■ **Task details**: From the first line of the listing below to the line with "0.0014, 0.0013]", print each line exactly, and nothing more. Leave out the pictures.

■ **Source material**:

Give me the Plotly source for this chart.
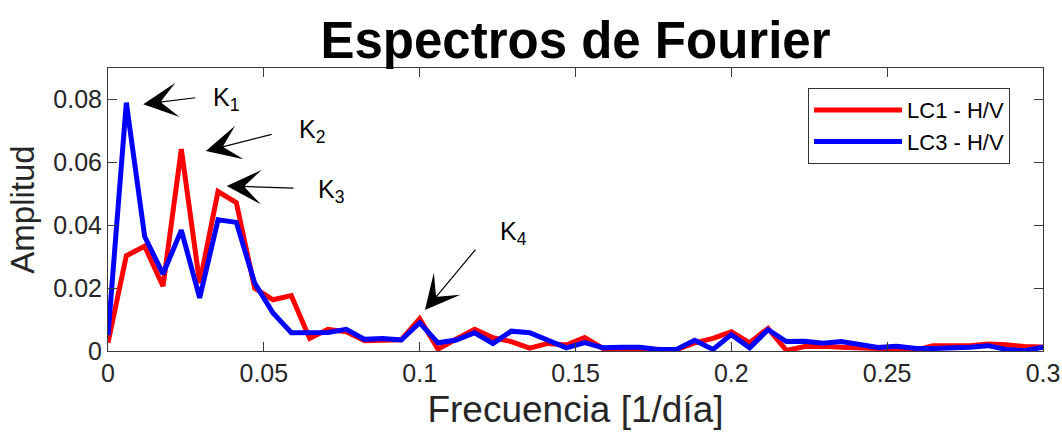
import plotly.graph_objects as go

# Frequency grid: resolution of 1/170 day^-1, 52 bins up to 0.3
freq = [k / 170 for k in range(52)]

amp_lc1 = [0.0026, 0.0303, 0.0333, 0.0206, 0.0642, 0.0216, 0.0507, 0.0472, 0.0200, 0.0163,
           0.0176, 0.0040, 0.0069, 0.0061, 0.0033, 0.0033, 0.0036, 0.0103, 0.0006, 0.0038,
           0.0069, 0.0042, 0.0030, 0.0009, 0.0024, 0.0019, 0.0043, 0.0008, 0.0004, 0.0006,
           0.0005, 0.0004, 0.0026, 0.0040, 0.0061, 0.0026, 0.0072, 0.0002, 0.0014, 0.0015,
           0.0012, 0.0011, 0.0008, 0.0005, 0.0002, 0.0017, 0.0017, 0.0017, 0.0022, 0.0020,
           0.0014, 0.0013]

amp_lc3 = [0.0050, 0.0790, 0.0364, 0.0245, 0.0384, 0.0169, 0.0417, 0.0409, 0.0216, 0.0121,
           0.0058, 0.0059, 0.0059, 0.0069, 0.0037, 0.0040, 0.0035, 0.0090, 0.0026, 0.0035,
           0.0058, 0.0024, 0.0063, 0.0058, 0.0032, 0.0010, 0.0027, 0.0010, 0.0012, 0.0012,
           0.0005, 0.0005, 0.0034, 0.0005, 0.0052, 0.0010, 0.0068, 0.0030, 0.0031, 0.0025,
           0.0030, 0.0020, 0.0011, 0.0015, 0.0009, 0.0008, 0.0008, 0.0012, 0.0017, 0.0005,
           0.0001, 0.0012]

series_names = ["LC1 - H/V", "LC3 - H/V"]

x_ticks = [0, 0.05, 0.1, 0.15, 0.2, 0.25, 0.3]
x_tick_labels = ["0", "0.05", "0.1", "0.15", "0.2", "0.25", "0.3"]
y_ticks = [0, 0.02, 0.04, 0.06, 0.08]
y_tick_labels = ["0", "0.02", "0.04", "0.06", "0.08"]

# Peak labels: (name, arrow tip x, tip y, tail x, tail y, label x, label y)
peaks = [
    ("K<sub>1</sub>", 0.0113, 0.0785, 0.0285, 0.0806, 0.0330, 0.0800),
    ("K<sub>2</sub>", 0.0314, 0.0636, 0.0530, 0.0690, 0.0605, 0.0700),
    ("K<sub>3</sub>", 0.0381, 0.0525, 0.0600, 0.0518, 0.0668, 0.0510),
    ("K<sub>4</sub>", 0.1017, 0.0130, 0.1183, 0.0327, 0.1252, 0.0375),
]

FONT = "Liberation Sans, Arial, Helvetica, sans-serif"
AXIS_COLOR = "#3a3a3a"

fig = go.Figure()
fig.add_trace(go.Scatter(x=freq, y=amp_lc1, mode="lines", name=series_names[0],
                         line=dict(color="#ff0000", width=5)))
fig.add_trace(go.Scatter(x=freq, y=amp_lc3, mode="lines", name=series_names[1],
                         line=dict(color="#0000ff", width=5)))

for label, hx, hy, tx, ty, lx, ly in peaks:
    fig.add_annotation(x=hx, y=hy, ax=tx, ay=ty, xref="x", yref="y", axref="x", ayref="y",
                       text="", showarrow=True, arrowhead=3, arrowsize=4.8, arrowwidth=1.2,
                       arrowcolor="black", standoff=0, startstandoff=0)
    fig.add_annotation(x=lx, y=ly, xref="x", yref="y", text=label, showarrow=False,
                       xanchor="left", yanchor="middle",
                       font=dict(family=FONT, size=25, color="black"))

axis_common = dict(showline=True, linecolor=AXIS_COLOR, linewidth=1, mirror="allticks",
                   ticks="inside", ticklen=9, tickwidth=1, tickcolor=AXIS_COLOR,
                   showgrid=False, zeroline=False, automargin=False,
                   tickfont=dict(family=FONT, size=25, color="#262626"))

fig.update_xaxes(range=[0, 0.3], tickvals=x_ticks, ticktext=x_tick_labels,
                 title=dict(text="Frecuencia [1/día]", standoff=10,
                            font=dict(family=FONT, size=37, color="#262626")),
                 **axis_common)
fig.update_yaxes(range=[0, 0.09], tickvals=y_ticks, ticktext=y_tick_labels,
                 title=dict(text="Amplitud", standoff=8,
                            font=dict(family=FONT, size=33, color="#262626")),
                 **axis_common)

fig.update_layout(
    width=1062, height=435,
    margin=dict(l=108, r=19, t=68, b=84),
    paper_bgcolor="white", plot_bgcolor="white",
    title=dict(text="<b>Espectros de Fourier</b>", x=0.5419, xanchor="center",
               y=0.948, yanchor="top",
               font=dict(family=FONT, size=51, color="black")),
    legend=dict(x=0.7487, y=0.929, xanchor="left", yanchor="top",
                bgcolor="white", bordercolor="#333333", borderwidth=1,
                itemwidth=88,
                font=dict(family=FONT, size=22, color="black")),
    showlegend=True,
)

fig.write_html("out.html")
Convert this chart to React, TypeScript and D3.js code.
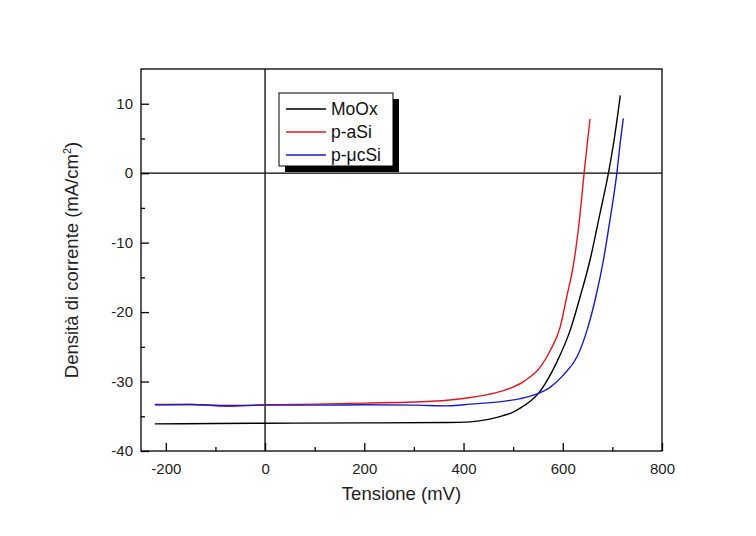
import React, { useEffect, useRef } from 'react';
import * as d3 from 'd3';

// J-V curves: [voltage mV, current density mA/cm2]
const moox: [number, number][] = [
  [-222, -36.1], [-100, -36.05], [0, -36.0], [200, -35.95], [367, -35.9], [414, -35.8],
  [450, -35.45], [480, -34.9], [500, -34.4], [515, -33.8], [535, -32.8], [551, -31.7],
  [568, -29.9], [588, -27.2], [615, -22.6], [635, -17.8], [655, -12.5], [675, -5.8],
  [692, 0], [705, 5.5], [716, 11.2],
];
const paSi: [number, number][] = [
  [-222, -33.3], [-150, -33.3], [-75, -33.55], [0, -33.35], [100, -33.25], [200, -33.1],
  [300, -32.95], [367, -32.7], [414, -32.3], [450, -31.85], [480, -31.3], [521, -30.0],
  [555, -27.9], [575, -25.5], [595, -22.1], [608, -17.8], [622, -13], [635, -5.8],
  [643, 0], [649, 4], [655, 7.8],
];
const pucSi: [number, number][] = [
  [-222, -33.35], [-150, -33.3], [-75, -33.45], [0, -33.4], [100, -33.4], [200, -33.35],
  [300, -33.4], [370, -33.5], [414, -33.25], [480, -32.85], [515, -32.45], [551, -31.7],
  [575, -30.8], [602, -29.0], [629, -26.4], [649, -22.6], [665, -18.3], [682, -12.5],
  [695, -6.8], [709, 0], [716, 4.5], [722, 7.9],
];

const seriesNames = ['MoOx', 'p-aSi', 'p-\u03bccSi'];
const seriesColors = ['#000000', '#e8141c', '#1a1acc'];
const seriesData = [moox, paSi, pucSi];

const xTicks = [-200, 0, 200, 400, 600, 800];
const yTicks = [-40, -30, -20, -10, 0, 10];

const W = 756;
const H = 536;
const margin = { top: 69, right: 94, bottom: 85, left: 141 };
const font = 'Liberation Sans, Arial, sans-serif';

function Chart() {
  const ref = useRef<SVGSVGElement>(null);

  useEffect(() => {
    const root = d3.select(ref.current);
    root.selectAll('*').remove();

    const width = W - margin.left - margin.right;
    const height = H - margin.top - margin.bottom;

    const svg = root.append('g').attr('transform', `translate(${margin.left},${margin.top})`);

    const xScale = d3.scaleLinear().domain([-250, 800]).range([0, width]);
    const yScale = d3.scaleLinear().domain([-40, 15]).range([height, 0]);

    // zero lines
    svg.append('line')
      .attr('x1', 0).attr('x2', width)
      .attr('y1', yScale(0)).attr('y2', yScale(0))
      .attr('stroke', '#000').attr('stroke-width', 1.3);
    svg.append('line')
      .attr('x1', xScale(0)).attr('x2', xScale(0))
      .attr('y1', 0).attr('y2', height)
      .attr('stroke', '#000').attr('stroke-width', 1.3);

    const line = d3.line<[number, number]>()
      .curve(d3.curveMonotoneX)
      .x(d => xScale(d[0]))
      .y(d => yScale(d[1]));

    seriesData.forEach((data, i) => {
      svg.append('path')
        .datum(data)
        .attr('fill', 'none')
        .attr('stroke', seriesColors[i])
        .attr('stroke-width', 1.4)
        .attr('d', line);
    });

    // frame
    svg.append('rect')
      .attr('width', width).attr('height', height)
      .attr('fill', 'none').attr('stroke', '#000').attr('stroke-width', 1.3);

    // bottom axis, ticks inward
    const xAxis = svg.append('g')
      .attr('transform', `translate(0,${height})`)
      .call(d3.axisBottom(xScale).tickValues(xTicks).tickSize(-8).tickPadding(12).tickFormat(d3.format('d')));
    svg.append('g')
      .attr('transform', `translate(0,${height})`)
      .call(d3.axisBottom(xScale).tickValues(d3.range(-200, 801, 100).filter(v => v % 200 !== 0)).tickSize(-4).tickFormat(() => ''));

    const yAxis = svg.append('g')
      .call(d3.axisLeft(yScale).tickValues(yTicks).tickSize(-8).tickPadding(8).tickFormat(d3.format('d')));
    svg.append('g')
      .call(d3.axisLeft(yScale).tickValues(d3.range(-35, 15, 10)).tickSize(-4).tickFormat(() => ''));

    svg.selectAll('.domain').remove();
    svg.selectAll('.tick line').attr('stroke', '#000').attr('stroke-width', 1.3);
    [xAxis, yAxis].forEach(a => a.selectAll('text')
      .style('font-family', font).style('font-size', '15px').attr('fill', '#222'));
    // tick labels use a hyphen-minus like the original
    svg.selectAll('.tick text').text(function () {
      return (d3.select(this).text() || '').replace('\u2212', '-');
    });

    // axis titles
    svg.append('text')
      .attr('x', width / 2).attr('y', height + 49)
      .attr('text-anchor', 'middle')
      .style('font-family', font).style('font-size', '18.5px').attr('fill', '#222')
      .text('Tensione (mV)');

    const yt = svg.append('text')
      .attr('transform', `translate(${-63},${height / 2}) rotate(-90)`)
      .attr('text-anchor', 'middle')
      .style('font-family', font).style('font-size', '18.5px').attr('fill', '#222');
    yt.append('tspan').text('Densit\u00e0 di corrente (mA/cm');
    yt.append('tspan').attr('dy', -7).style('font-size', '11px').text('2');
    yt.append('tspan').attr('dy', 7).text(')');

    // legend with drop shadow
    const lx = 279 - margin.left;
    const ly = 93 - margin.top;
    const lw = 114;
    const lh = 73;
    const lg = svg.append('g').attr('transform', `translate(${lx},${ly})`);
    lg.append('rect').attr('x', 6).attr('y', 6).attr('width', lw).attr('height', lh).attr('fill', '#000');
    lg.append('rect').attr('width', lw).attr('height', lh)
      .attr('fill', '#fff').attr('stroke', '#000').attr('stroke-width', 1);
    seriesNames.forEach((name, i) => {
      const yy = 16 + i * 23;
      lg.append('line').attr('x1', 7).attr('x2', 47).attr('y1', yy).attr('y2', yy)
        .attr('stroke', seriesColors[i]).attr('stroke-width', 1.4);
      lg.append('text').attr('x', 52).attr('y', yy).attr('dy', '0.36em')
        .style('font-family', font).style('font-size', '17.5px').attr('fill', '#111')
        .text(name);
    });
  }, []);

  return <svg ref={ref} width={W} height={H} />;
}

export default function App() {
  return (
    <div style={{ margin: -8 }}>
      <Chart />
    </div>
  );
}
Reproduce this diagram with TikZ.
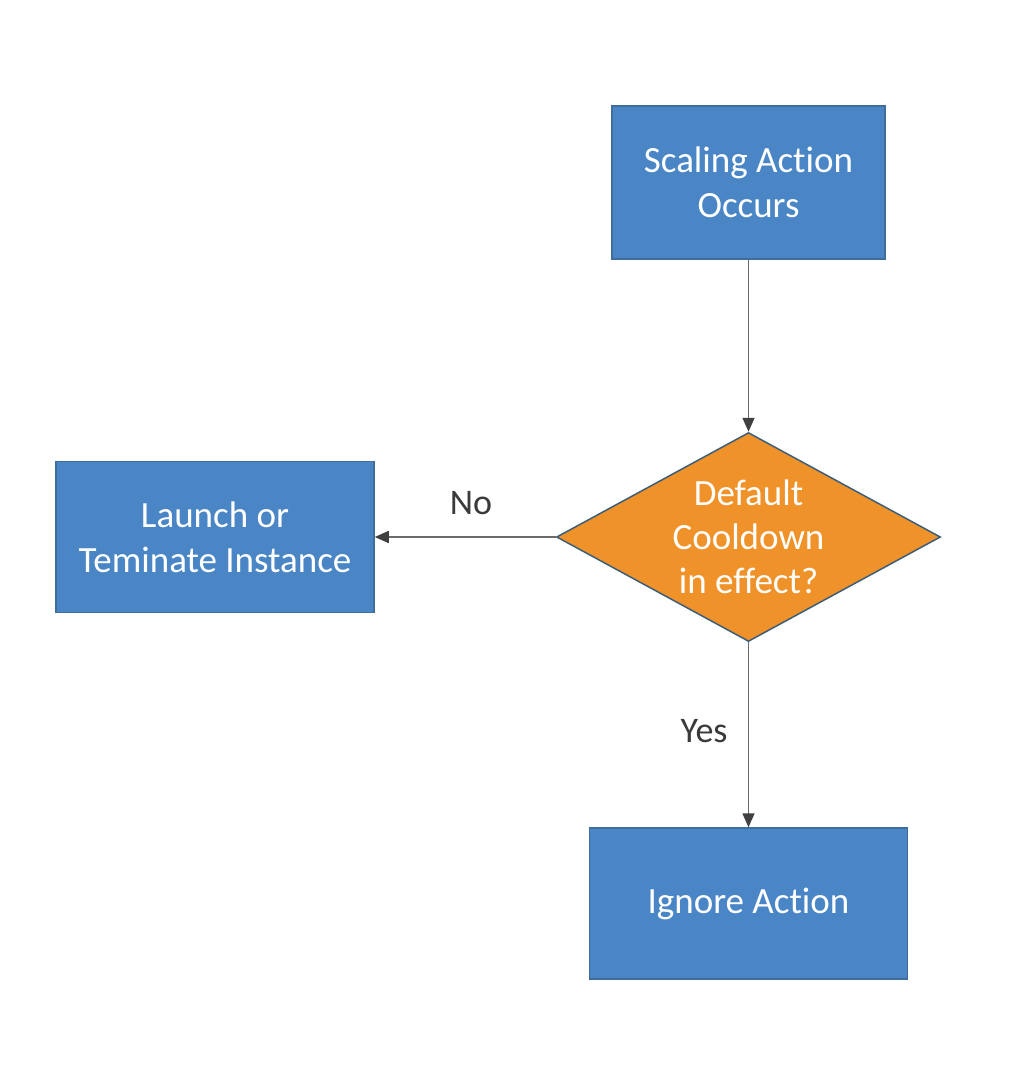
\documentclass[tikz,border=0pt]{standalone}
\usepackage{fontspec}
\setmainfont{Carlito}[Ligatures=NoCommon]
\usetikzlibrary{shapes.geometric,arrows.meta}
\definecolor{boxblue}{HTML}{4A86C6}
\definecolor{boxedge}{HTML}{3F6E9C}
\definecolor{dorange}{HTML}{F0922A}
\definecolor{dedge}{HTML}{3E5E78}
\definecolor{linegray}{HTML}{6A6A6A}
\definecolor{tipgray}{HTML}{404040}
\definecolor{labelgray}{HTML}{3A3A3A}
\tikzset{
  bluebox/.style={draw=boxedge, line width=1.5pt, fill=boxblue, text=white,
    align=center, inner sep=0pt, font=\fontsize{37}{45}\selectfont},
  decision/.style={diamond, draw=dedge, line width=1.5pt, fill=dorange,
    inner sep=0pt, minimum width=384pt, minimum height=209pt},
  dtext/.style={text=white, align=center, font=\fontsize{37}{44}\selectfont},
  flow/.style={draw=linegray, line width=1.6pt,
    -{Triangle[length=14pt,width=12pt,color=tipgray]}},
  lbl/.style={text=labelgray, font=\fontsize{36}{44}\selectfont}
}
\begin{document}
\begin{tikzpicture}[x=1pt,y=-1pt]
  \useasboundingbox[fill=white] (0,0) rectangle (1022,1076);
  \node[bluebox, minimum width=273pt, minimum height=153pt] (start) at (748.5,182.5)
    {Scaling Action\\Occurs};
  \node[decision] (dia) at (748.5,537) {};
  \node[dtext] (dtxt) at (748.5,537) {Default\\Cooldown\\in effect?};
  \node[bluebox, minimum width=318pt, minimum height=151pt] (launch) at (215,537)
    {Launch or\\Teminate Instance};
  \node[bluebox, minimum width=318pt, minimum height=151pt] (ignore) at (748.5,903.5)
    {Ignore Action};
  \draw[flow] (start.south) -- (dia.north);
  \draw[flow] (dia.west) -- (launch.east);
  \draw[flow] (dia.south) -- (ignore.north);
  \node[lbl] (no) at (471,503) {No};
  \node[lbl] (yes) at (704,731) {Yes};
\end{tikzpicture}
\end{document}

■ **Complete response**:
Give me the Plotly source for this chart.
import plotly.graph_objects as go

# Frequency grid: resolution of 1/170 day^-1, 52 bins up to 0.3
freq = [k / 170 for k in range(52)]

amp_lc1 = [0.0026, 0.0303, 0.0333, 0.0206, 0.0642, 0.0216, 0.0507, 0.0472, 0.0200, 0.0163,
           0.0176, 0.0040, 0.0069, 0.0061, 0.0033, 0.0033, 0.0036, 0.0103, 0.0006, 0.0038,
           0.0069, 0.0042, 0.0030, 0.0009, 0.0024, 0.0019, 0.0043, 0.0008, 0.0004, 0.0006,
           0.0005, 0.0004, 0.0026, 0.0040, 0.0061, 0.0026, 0.0072, 0.0002, 0.0014, 0.0015,
           0.0012, 0.0011, 0.0008, 0.0005, 0.0002, 0.0017, 0.0017, 0.0017, 0.0022, 0.0020,
           0.0014, 0.0013]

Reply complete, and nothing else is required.